--- start Data ---

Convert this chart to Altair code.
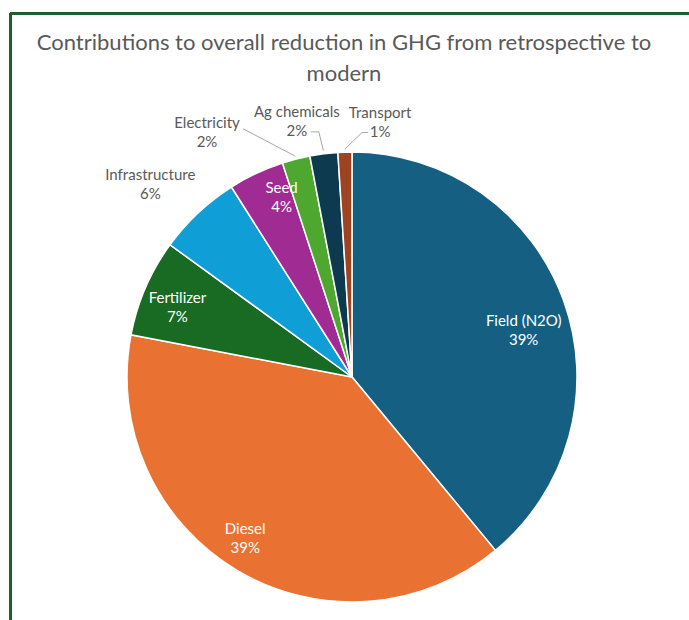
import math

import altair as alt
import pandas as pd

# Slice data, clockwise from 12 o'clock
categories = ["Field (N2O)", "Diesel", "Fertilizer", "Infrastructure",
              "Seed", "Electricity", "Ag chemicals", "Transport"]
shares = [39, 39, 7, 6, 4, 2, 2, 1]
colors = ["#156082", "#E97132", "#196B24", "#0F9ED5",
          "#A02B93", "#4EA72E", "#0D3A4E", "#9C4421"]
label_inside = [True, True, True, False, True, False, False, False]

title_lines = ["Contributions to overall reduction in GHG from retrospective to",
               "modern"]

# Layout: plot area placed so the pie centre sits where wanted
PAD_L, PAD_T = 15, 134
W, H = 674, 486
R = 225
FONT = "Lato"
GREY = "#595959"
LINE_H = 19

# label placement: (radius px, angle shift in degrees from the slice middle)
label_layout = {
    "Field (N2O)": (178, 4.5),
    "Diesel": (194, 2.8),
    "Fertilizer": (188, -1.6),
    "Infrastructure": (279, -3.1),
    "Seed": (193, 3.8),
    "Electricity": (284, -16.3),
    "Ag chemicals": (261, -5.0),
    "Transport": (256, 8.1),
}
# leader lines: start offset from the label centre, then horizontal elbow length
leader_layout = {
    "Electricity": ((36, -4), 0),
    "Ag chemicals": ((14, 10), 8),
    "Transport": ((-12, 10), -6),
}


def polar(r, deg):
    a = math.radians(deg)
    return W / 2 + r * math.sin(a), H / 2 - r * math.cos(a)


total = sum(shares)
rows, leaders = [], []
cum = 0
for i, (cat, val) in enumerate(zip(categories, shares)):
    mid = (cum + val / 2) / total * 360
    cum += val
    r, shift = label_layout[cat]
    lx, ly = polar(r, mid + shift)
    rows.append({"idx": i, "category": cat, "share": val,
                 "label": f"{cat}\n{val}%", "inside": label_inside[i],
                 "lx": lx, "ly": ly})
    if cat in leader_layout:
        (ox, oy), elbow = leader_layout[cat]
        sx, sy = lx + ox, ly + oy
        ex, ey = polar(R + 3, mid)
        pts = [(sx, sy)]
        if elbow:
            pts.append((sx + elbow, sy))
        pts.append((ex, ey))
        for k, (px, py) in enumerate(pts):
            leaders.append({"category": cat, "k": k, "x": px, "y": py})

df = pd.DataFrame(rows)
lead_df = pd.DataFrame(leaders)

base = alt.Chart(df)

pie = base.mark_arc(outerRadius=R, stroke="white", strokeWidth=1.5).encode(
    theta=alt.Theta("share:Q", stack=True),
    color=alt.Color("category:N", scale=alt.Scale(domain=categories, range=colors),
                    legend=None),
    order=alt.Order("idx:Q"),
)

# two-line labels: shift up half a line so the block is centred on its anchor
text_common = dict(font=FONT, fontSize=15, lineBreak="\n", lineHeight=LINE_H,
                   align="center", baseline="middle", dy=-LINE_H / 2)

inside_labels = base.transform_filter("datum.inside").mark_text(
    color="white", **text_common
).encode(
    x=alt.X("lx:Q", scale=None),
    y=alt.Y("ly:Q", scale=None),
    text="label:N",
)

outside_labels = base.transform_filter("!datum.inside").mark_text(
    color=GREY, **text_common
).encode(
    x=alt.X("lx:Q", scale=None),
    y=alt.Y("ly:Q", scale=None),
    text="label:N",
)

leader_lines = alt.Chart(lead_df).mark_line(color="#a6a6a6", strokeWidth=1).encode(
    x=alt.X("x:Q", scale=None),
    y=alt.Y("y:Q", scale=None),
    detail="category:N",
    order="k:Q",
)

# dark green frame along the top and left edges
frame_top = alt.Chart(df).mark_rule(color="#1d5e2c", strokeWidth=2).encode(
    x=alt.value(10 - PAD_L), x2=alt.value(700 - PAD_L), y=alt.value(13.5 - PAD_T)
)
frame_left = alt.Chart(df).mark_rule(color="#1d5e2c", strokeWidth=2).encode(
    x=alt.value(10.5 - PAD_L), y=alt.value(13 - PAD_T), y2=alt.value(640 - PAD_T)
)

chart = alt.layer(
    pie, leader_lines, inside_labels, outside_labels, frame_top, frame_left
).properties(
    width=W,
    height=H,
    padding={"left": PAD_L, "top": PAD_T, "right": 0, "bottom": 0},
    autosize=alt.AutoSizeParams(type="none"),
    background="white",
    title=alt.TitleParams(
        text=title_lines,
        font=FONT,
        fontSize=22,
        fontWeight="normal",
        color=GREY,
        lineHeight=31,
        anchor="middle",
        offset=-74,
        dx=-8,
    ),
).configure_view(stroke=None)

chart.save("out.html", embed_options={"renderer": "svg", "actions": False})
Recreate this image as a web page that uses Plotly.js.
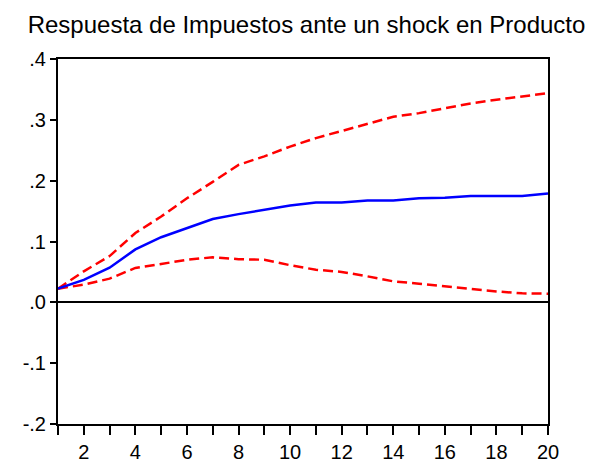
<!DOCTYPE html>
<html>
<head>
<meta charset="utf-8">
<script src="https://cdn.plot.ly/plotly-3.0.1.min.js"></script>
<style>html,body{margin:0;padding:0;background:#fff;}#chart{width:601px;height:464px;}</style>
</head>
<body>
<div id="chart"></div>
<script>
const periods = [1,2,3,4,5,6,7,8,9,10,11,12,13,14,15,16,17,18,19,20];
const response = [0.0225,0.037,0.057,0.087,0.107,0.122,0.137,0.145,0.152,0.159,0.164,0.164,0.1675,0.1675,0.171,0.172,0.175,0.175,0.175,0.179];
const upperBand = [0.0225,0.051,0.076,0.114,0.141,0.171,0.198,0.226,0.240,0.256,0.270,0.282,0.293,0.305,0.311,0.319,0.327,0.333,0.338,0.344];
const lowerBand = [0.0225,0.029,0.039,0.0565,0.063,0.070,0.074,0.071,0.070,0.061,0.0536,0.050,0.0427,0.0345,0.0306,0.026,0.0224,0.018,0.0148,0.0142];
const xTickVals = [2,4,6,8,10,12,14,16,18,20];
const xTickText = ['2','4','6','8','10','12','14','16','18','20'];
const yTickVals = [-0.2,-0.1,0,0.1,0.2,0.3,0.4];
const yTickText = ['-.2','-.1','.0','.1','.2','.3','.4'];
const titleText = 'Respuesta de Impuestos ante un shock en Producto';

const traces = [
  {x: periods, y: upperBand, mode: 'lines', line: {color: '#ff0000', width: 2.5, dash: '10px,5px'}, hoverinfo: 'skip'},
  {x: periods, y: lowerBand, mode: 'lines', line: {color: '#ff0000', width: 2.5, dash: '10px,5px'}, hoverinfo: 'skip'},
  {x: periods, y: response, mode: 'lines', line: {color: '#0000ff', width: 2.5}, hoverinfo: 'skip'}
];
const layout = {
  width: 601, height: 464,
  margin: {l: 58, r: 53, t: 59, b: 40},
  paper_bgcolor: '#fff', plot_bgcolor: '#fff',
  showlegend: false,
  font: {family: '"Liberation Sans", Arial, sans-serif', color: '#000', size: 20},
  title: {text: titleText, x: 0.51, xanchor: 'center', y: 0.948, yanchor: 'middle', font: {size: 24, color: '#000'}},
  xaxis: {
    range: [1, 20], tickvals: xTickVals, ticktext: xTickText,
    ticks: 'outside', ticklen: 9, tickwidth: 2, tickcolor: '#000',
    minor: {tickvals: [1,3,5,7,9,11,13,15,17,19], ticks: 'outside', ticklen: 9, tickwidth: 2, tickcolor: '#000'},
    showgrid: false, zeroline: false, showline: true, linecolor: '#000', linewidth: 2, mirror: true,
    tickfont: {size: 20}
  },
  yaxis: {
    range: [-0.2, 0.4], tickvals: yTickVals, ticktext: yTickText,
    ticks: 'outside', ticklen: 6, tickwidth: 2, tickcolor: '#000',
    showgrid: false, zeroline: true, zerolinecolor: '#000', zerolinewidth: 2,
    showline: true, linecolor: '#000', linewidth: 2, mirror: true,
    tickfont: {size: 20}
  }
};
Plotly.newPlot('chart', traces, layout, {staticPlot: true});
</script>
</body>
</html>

--- end Data ---

> _What is required_
Exclude every picture and copy the remaining data exactly.

> _Full solution_
Convert this chart to Altair code.
import math

import altair as alt
import pandas as pd

# Slice data, clockwise from 12 o'clock
categories = ["Field (N2O)", "Diesel", "Fertilizer", "Infrastructure",
              "Seed", "Electricity", "Ag chemicals", "Transport"]
shares = [39, 39, 7, 6, 4, 2, 2, 1]
colors = ["#156082", "#E97132", "#196B24", "#0F9ED5",
          "#A02B93", "#4EA72E", "#0D3A4E", "#9C4421"]
label_inside = [True, True, True, False, True, False, False, False]

title_lines = ["Contributions to overall reduction in GHG from retrospective to",
               "modern"]

# Layout: plot area placed so the pie centre sits where wanted
PAD_L, PAD_T = 15, 134
W, H = 674, 486
R = 225
FONT = "Lato"
GREY = "#595959"
LINE_H = 19

# label placement: (radius px, angle shift in degrees from the slice middle)
label_layout = {
    "Field (N2O)": (178, 4.5),
    "Diesel": (194, 2.8),
    "Fertilizer": (188, -1.6),
    "Infrastructure": (279, -3.1),
    "Seed": (193, 3.8),
    "Electricity": (284, -16.3),
    "Ag chemicals": (261, -5.0),
    "Transport": (256, 8.1),
}
# leader lines: start offset from the label centre, then horizontal elbow length
leader_layout = {
    "Electricity": ((36, -4), 0),
    "Ag chemicals": ((14, 10), 8),
    "Transport": ((-12, 10), -6),
}


def polar(r, deg):
    a = math.radians(deg)
    return W / 2 + r * math.sin(a), H / 2 - r * math.cos(a)


total = sum(shares)
rows, leaders = [], []
cum = 0
for i, (cat, val) in enumerate(zip(categories, shares)):
    mid = (cum + val / 2) / total * 360
    cum += val
    r, shift = label_layout[cat]
    lx, ly = polar(r, mid + shift)
    rows.append({"idx": i, "category": cat, "share": val,
                 "label": f"{cat}\n{val}%", "inside": label_inside[i],
                 "lx": lx, "ly": ly})
    if cat in leader_layout:
        (ox, oy), elbow = leader_layout[cat]
        sx, sy = lx + ox, ly + oy
        ex, ey = polar(R + 3, mid)
        pts = [(sx, sy)]
        if elbow:
            pts.append((sx + elbow, sy))
        pts.append((ex, ey))
        for k, (px, py) in enumerate(pts):
            leaders.append({"category": cat, "k": k, "x": px, "y": py})

df = pd.DataFrame(rows)
lead_df = pd.DataFrame(leaders)

base = alt.Chart(df)

pie = base.mark_arc(outerRadius=R, stroke="white", strokeWidth=1.5).encode(
    theta=alt.Theta("share:Q", stack=True),
    color=alt.Color("category:N", scale=alt.Scale(domain=categories, range=colors),
                    legend=None),
    order=alt.Order("idx:Q"),
)

# two-line labels: shift up half a line so the block is centred on its anchor
text_common = dict(font=FONT, fontSize=15, lineBreak="\n", lineHeight=LINE_H,
                   align="center", baseline="middle", dy=-LINE_H / 2)

inside_labels = base.transform_filter("datum.inside").mark_text(
    color="white", **text_common
).encode(
    x=alt.X("lx:Q", scale=None),
    y=alt.Y("ly:Q", scale=None),
    text="label:N",
)

outside_labels = base.transform_filter("!datum.inside").mark_text(
    color=GREY, **text_common
).encode(
    x=alt.X("lx:Q", scale=None),
    y=alt.Y("ly:Q", scale=None),
    text="label:N",
)

leader_lines = alt.Chart(lead_df).mark_line(color="#a6a6a6", strokeWidth=1).encode(
    x=alt.X("x:Q", scale=None),
    y=alt.Y("y:Q", scale=None),
    detail="category:N",
    order="k:Q",
)

# dark green frame along the top and left edges
frame_top = alt.Chart(df).mark_rule(color="#1d5e2c", strokeWidth=2).encode(
    x=alt.value(10 - PAD_L), x2=alt.value(700 - PAD_L), y=alt.value(13.5 - PAD_T)
)
frame_left = alt.Chart(df).mark_rule(color="#1d5e2c", strokeWidth=2).encode(
    x=alt.value(10.5 - PAD_L), y=alt.value(13 - PAD_T), y2=alt.value(640 - PAD_T)
)

chart = alt.layer(
    pie, leader_lines, inside_labels, outside_labels, frame_top, frame_left
).properties(
    width=W,
    height=H,
    padding={"left": PAD_L, "top": PAD_T, "right": 0, "bottom": 0},
    autosize=alt.AutoSizeParams(type="none"),
    background="white",
    title=alt.TitleParams(
        text=title_lines,
        font=FONT,
        fontSize=22,
        fontWeight="normal",
        color=GREY,
        lineHeight=31,
        anchor="middle",
        offset=-74,
        dx=-8,
    ),
).configure_view(stroke=None)

chart.save("out.html", embed_options={"renderer": "svg", "actions": False})
Recreate this image as a web page that uses Plotly.js.
<!DOCTYPE html>
<html>
<head>
<meta charset="utf-8">
<script src="https://cdn.plot.ly/plotly-3.0.1.min.js"></script>
<style>html,body{margin:0;padding:0;background:#fff;}#chart{width:601px;height:464px;}</style>
</head>
<body>
<div id="chart"></div>
<script>
const periods = [1,2,3,4,5,6,7,8,9,10,11,12,13,14,15,16,17,18,19,20];
const response = [0.0225,0.037,0.057,0.087,0.107,0.122,0.137,0.145,0.152,0.159,0.164,0.164,0.1675,0.1675,0.171,0.172,0.175,0.175,0.175,0.179];
const upperBand = [0.0225,0.051,0.076,0.114,0.141,0.171,0.198,0.226,0.240,0.256,0.270,0.282,0.293,0.305,0.311,0.319,0.327,0.333,0.338,0.344];
const lowerBand = [0.0225,0.029,0.039,0.0565,0.063,0.070,0.074,0.071,0.070,0.061,0.0536,0.050,0.0427,0.0345,0.0306,0.026,0.0224,0.018,0.0148,0.0142];
const xTickVals = [2,4,6,8,10,12,14,16,18,20];
const xTickText = ['2','4','6','8','10','12','14','16','18','20'];
const yTickVals = [-0.2,-0.1,0,0.1,0.2,0.3,0.4];
const yTickText = ['-.2','-.1','.0','.1','.2','.3','.4'];
const titleText = 'Respuesta de Impuestos ante un shock en Producto';

const traces = [
  {x: periods, y: upperBand, mode: 'lines', line: {color: '#ff0000', width: 2.5, dash: '10px,5px'}, hoverinfo: 'skip'},
  {x: periods, y: lowerBand, mode: 'lines', line: {color: '#ff0000', width: 2.5, dash: '10px,5px'}, hoverinfo: 'skip'},
  {x: periods, y: response, mode: 'lines', line: {color: '#0000ff', width: 2.5}, hoverinfo: 'skip'}
];
const layout = {
  width: 601, height: 464,
  margin: {l: 58, r: 53, t: 59, b: 40},
  paper_bgcolor: '#fff', plot_bgcolor: '#fff',
  showlegend: false,
  font: {family: '"Liberation Sans", Arial, sans-serif', color: '#000', size: 20},
  title: {text: titleText, x: 0.51, xanchor: 'center', y: 0.948, yanchor: 'middle', font: {size: 24, color: '#000'}},
  xaxis: {
    range: [1, 20], tickvals: xTickVals, ticktext: xTickText,
    ticks: 'outside', ticklen: 9, tickwidth: 2, tickcolor: '#000',
    minor: {tickvals: [1,3,5,7,9,11,13,15,17,19], ticks: 'outside', ticklen: 9, tickwidth: 2, tickcolor: '#000'},
    showgrid: false, zeroline: false, showline: true, linecolor: '#000', linewidth: 2, mirror: true,
    tickfont: {size: 20}
  },
  yaxis: {
    range: [-0.2, 0.4], tickvals: yTickVals, ticktext: yTickText,
    ticks: 'outside', ticklen: 6, tickwidth: 2, tickcolor: '#000',
    showgrid: false, zeroline: true, zerolinecolor: '#000', zerolinewidth: 2,
    showline: true, linecolor: '#000', linewidth: 2, mirror: true,
    tickfont: {size: 20}
  }
};
Plotly.newPlot('chart', traces, layout, {staticPlot: true});
</script>
</body>
</html>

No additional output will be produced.